Teaching Yoga in Over-Saturated Markets
Photo Credit: Veganicat
For an increasing number of yoga practitioners, yoga is becoming a second career and a way to augment existing income. The increasing number of yoga instructors—70,000 in 2005, the most recent year for which data is available—has raised some concerns about over-saturation of the market in certain regions.
Yoga Journal’s publisher, Bill Harper, points to the recession and yoga’s skyrocketing popularity as a cause for this increase; in the past 8 years, circulation of Yoga Journal has increased nearly 300 percent, while most other print publications have decreased in circulation. Enrollment in yoga teacher trainings at Kripalu Center increased by 43 percent between 2008 and 2010, driven, comments Kripalu marketing coordinator Nicole Flisher, by trainees’ “desire to get out of the corporate rat race” or find more balance in the workplace.
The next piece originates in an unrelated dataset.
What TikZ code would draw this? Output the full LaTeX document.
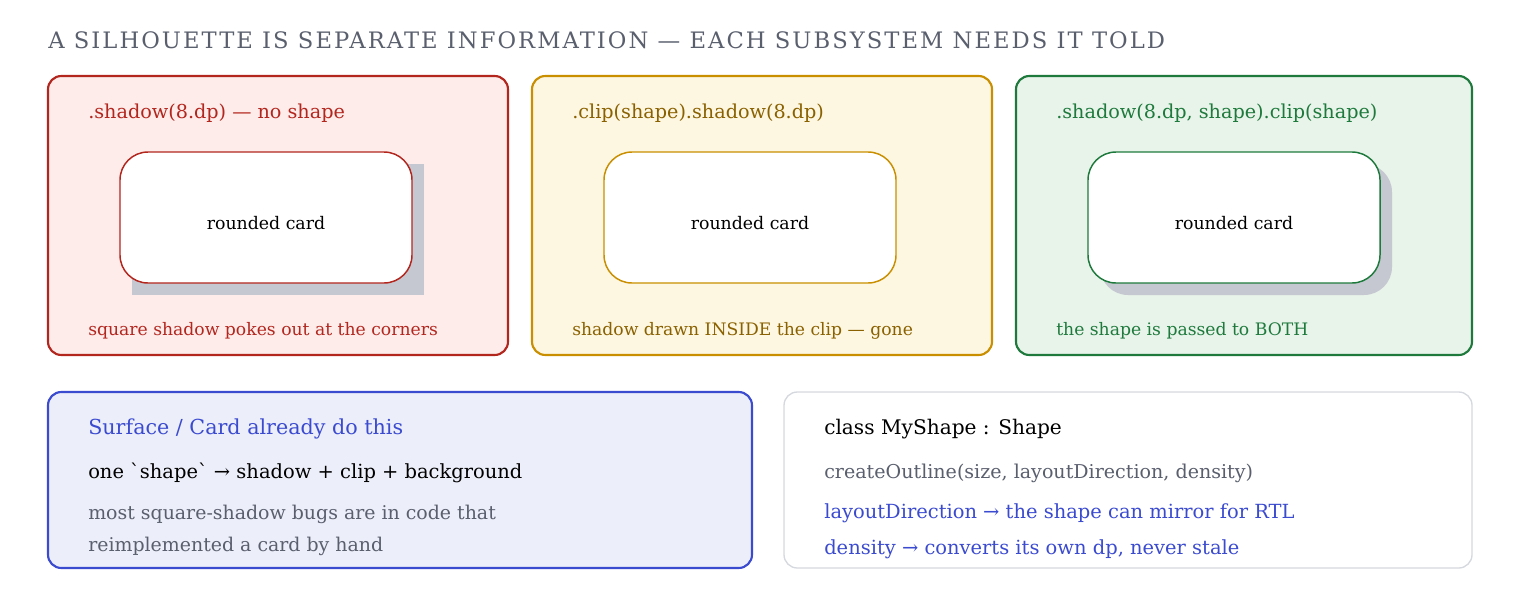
\documentclass[tikz,border=0pt]{standalone}
\usepackage{fontspec}
\setmainfont[Ligatures=TeXOff]{DejaVu Serif}
\usetikzlibrary{positioning}

\definecolor{redln}{HTML}{B3261E}
\definecolor{redbg}{HTML}{FDECEA}
\definecolor{ylwln}{HTML}{C98F00}
\definecolor{ylwbg}{HTML}{FDF6E0}
\definecolor{ylwtx}{HTML}{8A6100}
\definecolor{grnln}{HTML}{1E7A3C}
\definecolor{grnbg}{HTML}{E8F3EA}
\definecolor{bluln}{HTML}{3B4BD0}
\definecolor{blubg}{HTML}{ECEEF9}
\definecolor{gryln}{HTML}{D5D8DE}
\definecolor{grytx}{HTML}{5A5F6E}
\definecolor{shdw}{HTML}{C5C8D0}

\tikzset{
  panel/.style={draw=#1,line width=1.6pt,rounded corners=10pt},
  card/.style={draw=#1,fill=white,line width=1.1pt,rounded corners=21pt},
  lbl/.style={anchor=base west,inner sep=0pt,font=\fontsize{14.4}{16}\selectfont},
  note/.style={lbl,font=\fontsize{12.9}{15}\selectfont},
  cardtxt/.style={inner sep=0pt,font=\fontsize{13}{15}\selectfont}
}

\begin{document}
\begin{tikzpicture}[x=0.75pt,y=-0.75pt]
    \useasboundingbox (0,0) rectangle (1520,600);

    \node[anchor=base west,inner sep=0pt,text=grytx,font=\fontsize{17}{19}\selectfont\addfontfeature{LetterSpace=9}] (title) at (48,48) {A SILHOUETTE IS SEPARATE INFORMATION — EACH SUBSYSTEM NEEDS IT TOLD};

    % top row
    \draw[panel=redln,fill=redbg] (48,76) rectangle (508,355);
    \fill[shdw] (132,164) rectangle (424,295);
    \draw[card=redln] (120,152) rectangle (412,283);
    \node[cardtxt] (cardA) at (266,223) {rounded card};
    \node[lbl,text=redln] (headA) at (88,118) {.shadow(8.dp) — no shape};
    \node[note,text=redln] (footA) at (88,335) {square shadow pokes out at the corners};

    \draw[panel=ylwln,fill=ylwbg] (532,76) rectangle (992,355);
    \draw[card=ylwln] (604,152) rectangle (896,283);
    \node[cardtxt] (cardB) at (750,223) {rounded card};
    \node[lbl,text=ylwtx] (headB) at (572,118) {.clip(shape).shadow(8.dp)};
    \node[note,text=ylwtx] (footB) at (572,335) {shadow drawn INSIDE the clip — gone};

    \draw[panel=grnln,fill=grnbg] (1016,76) rectangle (1472,355);
    \fill[shdw,rounded corners=21pt] (1100,164) rectangle (1392,295);
    \draw[card=grnln] (1088,152) rectangle (1380,283);
    \node[cardtxt] (cardC) at (1234,223) {rounded card};
    \node[lbl,text=grnln] (headC) at (1056,118) {.shadow(8.dp, shape).clip(shape)};
    \node[note,text=grnln] (footC) at (1056,335) {the shape is passed to BOTH};

    % bottom row
    \draw[panel=bluln,fill=blubg] (48,392) rectangle (752,568);
    \node[lbl,text=bluln,font=\fontsize{15.5}{18}\selectfont] (surf) at (88,434) {Surface / Card already do this};
    \node[lbl,font=\fontsize{14.6}{17}\selectfont] (one) at (88,478) {one \symbol{96}shape\symbol{96} → shadow + clip + background};
    \node[lbl,text=grytx,font=\fontsize{14.2}{17}\selectfont] (bugs) at (88,519) {most square-shadow bugs are in code that};
    \node[lbl,text=grytx,font=\fontsize{14.2}{17}\selectfont] (hand) at (88,551) {reimplemented a card by hand};

    \draw[panel=gryln,fill=white,line width=1pt] (784,392) rectangle (1472,568);
    \node[lbl,font=\fontsize{15.1}{18}\selectfont] (cls) at (824,434) {class MyShape : Shape};
    \node[lbl,text=grytx,font=\fontsize{14.3}{17}\selectfont] (outl) at (824,478) {createOutline(size, layoutDirection, density)};
    \node[lbl,text=bluln,font=\fontsize{14.6}{17}\selectfont] (dir) at (824,518) {layoutDirection → the shape can mirror for RTL};
    \node[lbl,text=bluln,font=\fontsize{14.6}{17}\selectfont] (dens) at (824,554) {density → converts its own dp, never stale};
\end{tikzpicture}
\end{document}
The considerable influx of yoga teachers is a boon to yogis everywhere, but some have experienced difficulty finding work. Instructor Stephanie Brail muses “I would not say that becoming a yoga teacher is a path to instant riches. The training can be very expensive, [and] it can be challenging to get classes at first.” Brail’s experience was in LA, where she initially had to sub classes but eventually landed a regular teaching position.
In New York, however, where the market’s arguably equally over-crowded, instructor Liza Laird readily found work as a full-time yoga instructor when laid off from her corporate marketing job. Comments Laird: “It’s almost like yoga studios are becoming like Starbucks. There’s one on every corner now. So there’s plenty of opportunity for teachers—it’s just a matter of finding your way into the studio.”
I live in the Berkshires of Western Massachusetts, a region hosting many devoted yogis. This is reflected by the number of studios and instructors, some of whom are drawn by Kripalu, the country’s largest yoga retreat center. Yet even here, I have yet to hear of difficulty finding teaching gigs or a lack of classes. Even though there may not be regularly scheduled classes initially available to new instructors, subbing is a fantastic way to become eligible for regular classes (and obtain valuable, needed experience).
Ultimately, no instructor will have the same experience finding teaching gigs, no matter what the region. Whether a new or seasoned teacher, if you find yourself in a saturated market, there are many creative and innovative solutions to teaching yoga that don’t involve starting in a studio or other structured setting. Some ideas include offering classes in various community settings, classes for special populations, marketing to local businesses or healthcare settings, or teaming up with healthcare specialists or other instructors to offer class series targeted to specific populations.
Are you a yoga instructor in a saturated market? What has your experience been in finding or creating yoga classes?